Moreover, this view of autism has been there from the start. Kanner first described us in terms of ‘disturbances of affective contact’, ie we ‘didn’t care’ about those around us. He was the first to suggest the ‘refrigerator mom’ theory of autism which others like Bruno Bettleheim later took up. Even Asperger described us in terms of our ‘deficiencies’ in social/communication skills. 

And then there was Lovaas’ infamous characterisation of us as ‘not fully human’, when he said that “you start pretty much from scratch… with an autistic child. You have a person in the physical sense… but they are not people in the psychological sense… You have the raw materials, but you have to build the person.” Thus ABA from the start was based on the ‘empty autism’ idea – push the autism out of the kid by filling them up with NT-type ‘skills’, and hey presto! No more autism!

It’s evident too in how, whenever autistics challenge ‘warrior’ parents of autistic kids about how they regard and treat their children, we get shut down and attacked – the whole ‘you’re-not-like-my-kid’ and ‘you’re-too-high-functioning-to-know-what-real-autism-is’ stuff is based on the idea that the ‘real’ autistics are somehow ‘different’ (read: empty/deficient) from those of us who can talk, or at least communicate online. Even at the same time as some of them are defending themselves by claiming we’re ‘lacking in theory of mind’, so ‘unable to understand’ where these ‘poor parents’ are coming from! At a very basic level, it’s a profound ‘othering’, a psychological theft of our humanity. 

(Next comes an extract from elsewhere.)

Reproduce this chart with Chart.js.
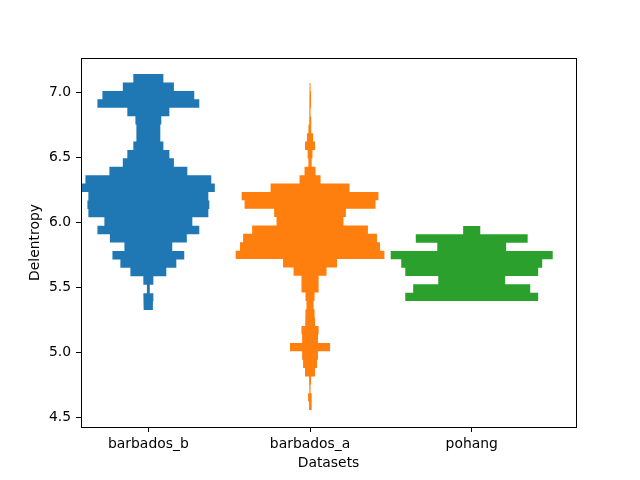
<!DOCTYPE html>
<html>
<head>
<meta charset="utf-8">
<script src="https://cdn.jsdelivr.net/npm/chart.js@4/dist/chart.umd.min.js"></script>
<style>
  html, body { margin: 0; padding: 0; background: #fff; }
</style>
</head>
<body>
<canvas id="violinChart" width="640" height="480"></canvas>
<script>
// categories on the x axis (placed at 0, 1, 2)
const categories = ['barbados_b', 'barbados_a', 'pohang'];
const yTicks = [4.5, 5.0, 5.5, 6.0, 6.5, 7.0];

// histogram half-widths (x units), listed from the lowest bin upward
const barbadosBStart = 5.327;
const barbadosBBin = 0.0648;
const barbadosB = [0.028, 0.031, 0.009, 0.031, 0.111, 0.173, 0.222, 0.148, 0.238, 0.315,
  0.272, 0.371, 0.377, 0.371, 0.411, 0.389, 0.241, 0.158, 0.130, 0.093,
  0.074, 0.074, 0.080, 0.130, 0.315, 0.284, 0.158, 0.093];

const barbadosAStart = 4.558;
const barbadosABin = 0.0645;
const barbadosA = [0.006, 0.012, 0.003, 0.006, 0.031, 0.043, 0.049, 0.124, 0.049, 0.053,
  0.031, 0.028, 0.022, 0.028, 0.053, 0.053, 0.102, 0.167, 0.460, 0.433,
  0.414, 0.358, 0.207, 0.222, 0.405, 0.423, 0.244, 0.065, 0.034, 0.010,
  0.015, 0.031, 0.019, 0.010, 0.006, 0.003, 0.006, 0.006, 0.003];

const pohangStart = 5.396;
const pohangBin = 0.0641;
const pohang = [0.411, 0.362, 0.207, 0.411, 0.436, 0.501, 0.213, 0.346, 0.053];

const colors = ['#1f77b4', '#ff7f0e', '#2ca02c'];

// step outline of a mirrored histogram: right side going up, left side coming down
function outline(center, start, bin, halfWidths) {
  const right = [];
  const left = [];
  halfWidths.forEach((w, i) => {
    const y0 = start + i * bin;
    const y1 = y0 + bin;
    right.push({ x: center + w, y: y0 }, { x: center + w, y: y1 });
    left.unshift({ x: center - w, y: y1 }, { x: center - w, y: y0 });
  });
  return right.concat(left);
}

const series = [
  [barbadosBStart, barbadosBBin, barbadosB],
  [barbadosAStart, barbadosABin, barbadosA],
  [pohangStart, pohangBin, pohang],
];

const datasets = series.map((s, i) => ({
  label: categories[i],
  data: outline(i, s[0], s[1], s[2]),
  backgroundColor: colors[i],
  borderColor: 'rgba(0,0,0,0)',
  borderWidth: 0,
  pointRadius: 0,
  tension: 0,
  fill: 'shape',
}));

const tickFont = { family: 'DejaVu Sans', size: 13.9 };

// black frame around the plot area
const frame = {
  id: 'frame',
  afterDraw(chart) {
    const { ctx, chartArea: a } = chart;
    ctx.save();
    ctx.strokeStyle = '#000';
    ctx.lineWidth = 1;
    ctx.strokeRect(Math.round(a.left) + 0.5, Math.round(a.top) + 0.5,
      Math.round(a.right - a.left), Math.round(a.bottom - a.top));
    ctx.restore();
  },
};

new Chart(document.getElementById('violinChart'), {
  type: 'line',
  data: { datasets },
  plugins: [frame],
  options: {
    responsive: false,
    devicePixelRatio: 1,
    animation: false,
    layout: { padding: { left: 0, top: 58, right: 64, bottom: 0 } },
    plugins: {
      legend: { display: false },
      tooltip: { enabled: false },
    },
    scales: {
      x: {
        type: 'linear',
        min: -0.4166,
        max: 2.645,
        afterBuildTicks: (scale) => {
          scale.ticks = categories.map((c, i) => ({ value: i }));
        },
        afterFit: (scale) => { scale.height = 53; },
        ticks: {
          callback: (v) => categories[v],
          font: tickFont,
          color: '#000',
          padding: 4,
          maxRotation: 0,
          autoSkip: false,
        },
        grid: { drawOnChartArea: false, drawTicks: true, tickLength: 5, tickColor: '#000' },
        border: { display: false },
        title: {
          display: true,
          text: 'Datasets',
          font: { family: 'DejaVu Sans', size: 13.9, lineHeight: 1.2 },
          color: '#000',
          padding: { top: 0, bottom: 8.5 },
        },
      },
      y: {
        type: 'linear',
        min: 4.427,
        max: 7.265,
        afterBuildTicks: (scale) => {
          scale.ticks = yTicks.map((v) => ({ value: v }));
        },
        afterFit: (scale) => { scale.width = 81; },
        ticks: {
          callback: (v) => v.toFixed(1),
          font: tickFont,
          color: '#000',
          padding: 5,
        },
        grid: { drawOnChartArea: false, drawTicks: true, tickLength: 5, tickColor: '#000' },
        border: { display: false },
        title: {
          display: true,
          text: 'Delentropy',
          font: { family: 'DejaVu Sans', size: 13.9, lineHeight: 1.2 },
          color: '#000',
          padding: { top: 27, bottom: 0 },
        },
      },
    },
  },
});
</script>
</body>
</html>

It’s also evident in the presumption that we simply need to learn how to ‘behave like normal people’, and our problems will all be magically solved. So if we do a social skills course, and we still have problems, it must be because of some resistance or ‘deficiency’ on our part - because, after all, they’ve “done all they can for us”.

Now we know that we’re not empty. That in fact we’re full – full of sensory reactions and unruly emotions that demand our attention and sometimes interfere with our learning, wonder at the physical world around us (even if we’re not budding scientists or computer programmers), joy in our ‘special’ interests, a straightforward honesty, puzzlement at what seems like bizarre behaviours of other people, priorities that don’t include things like small talk, not to mention distress at the way we’re treated, whether or not we can vocalise it. And more. Much more. 

I don’t know what to call the opposite of this ‘empty autism’ theory though. I’m hesitant to label it ‘the fullness of autism’ theory – it’s not only that we’re ‘full’, it’s that we’re both complex and under stress. But I don’t want to call it ‘complex autism theory’ either – as this would undoubtedly be twisted and pathologized and used against us. So I’m not sure what to call it – once again, the language of NTs fails to adequately describe the autistic reality.

What I do know is that, once again, I’m forced into the realisation that nothing less than an entire reframing of the public understanding of autism and autistics is necessary. Only when it’s seen that we are not ‘empty’ of all the things that make people human, can real progress be made. Because as has recently been noted, the public image of autism is based on us in varying degrees of distress, and is thus distorted, the signs of our distress taken as symptoms of our autism, ie as givens with our ‘disorder’. And that stress can be traced back directly to the Empty Autism theory, and the resulting misunderstanding and pathologizing of autism and autistics.

And it’s time for all that to stop. Time for the empty autism theory to be laid to rest, and for our humanity to be seen and accepted, and for our part in the full range of human diversity to be embraced. Our very survival depends on it.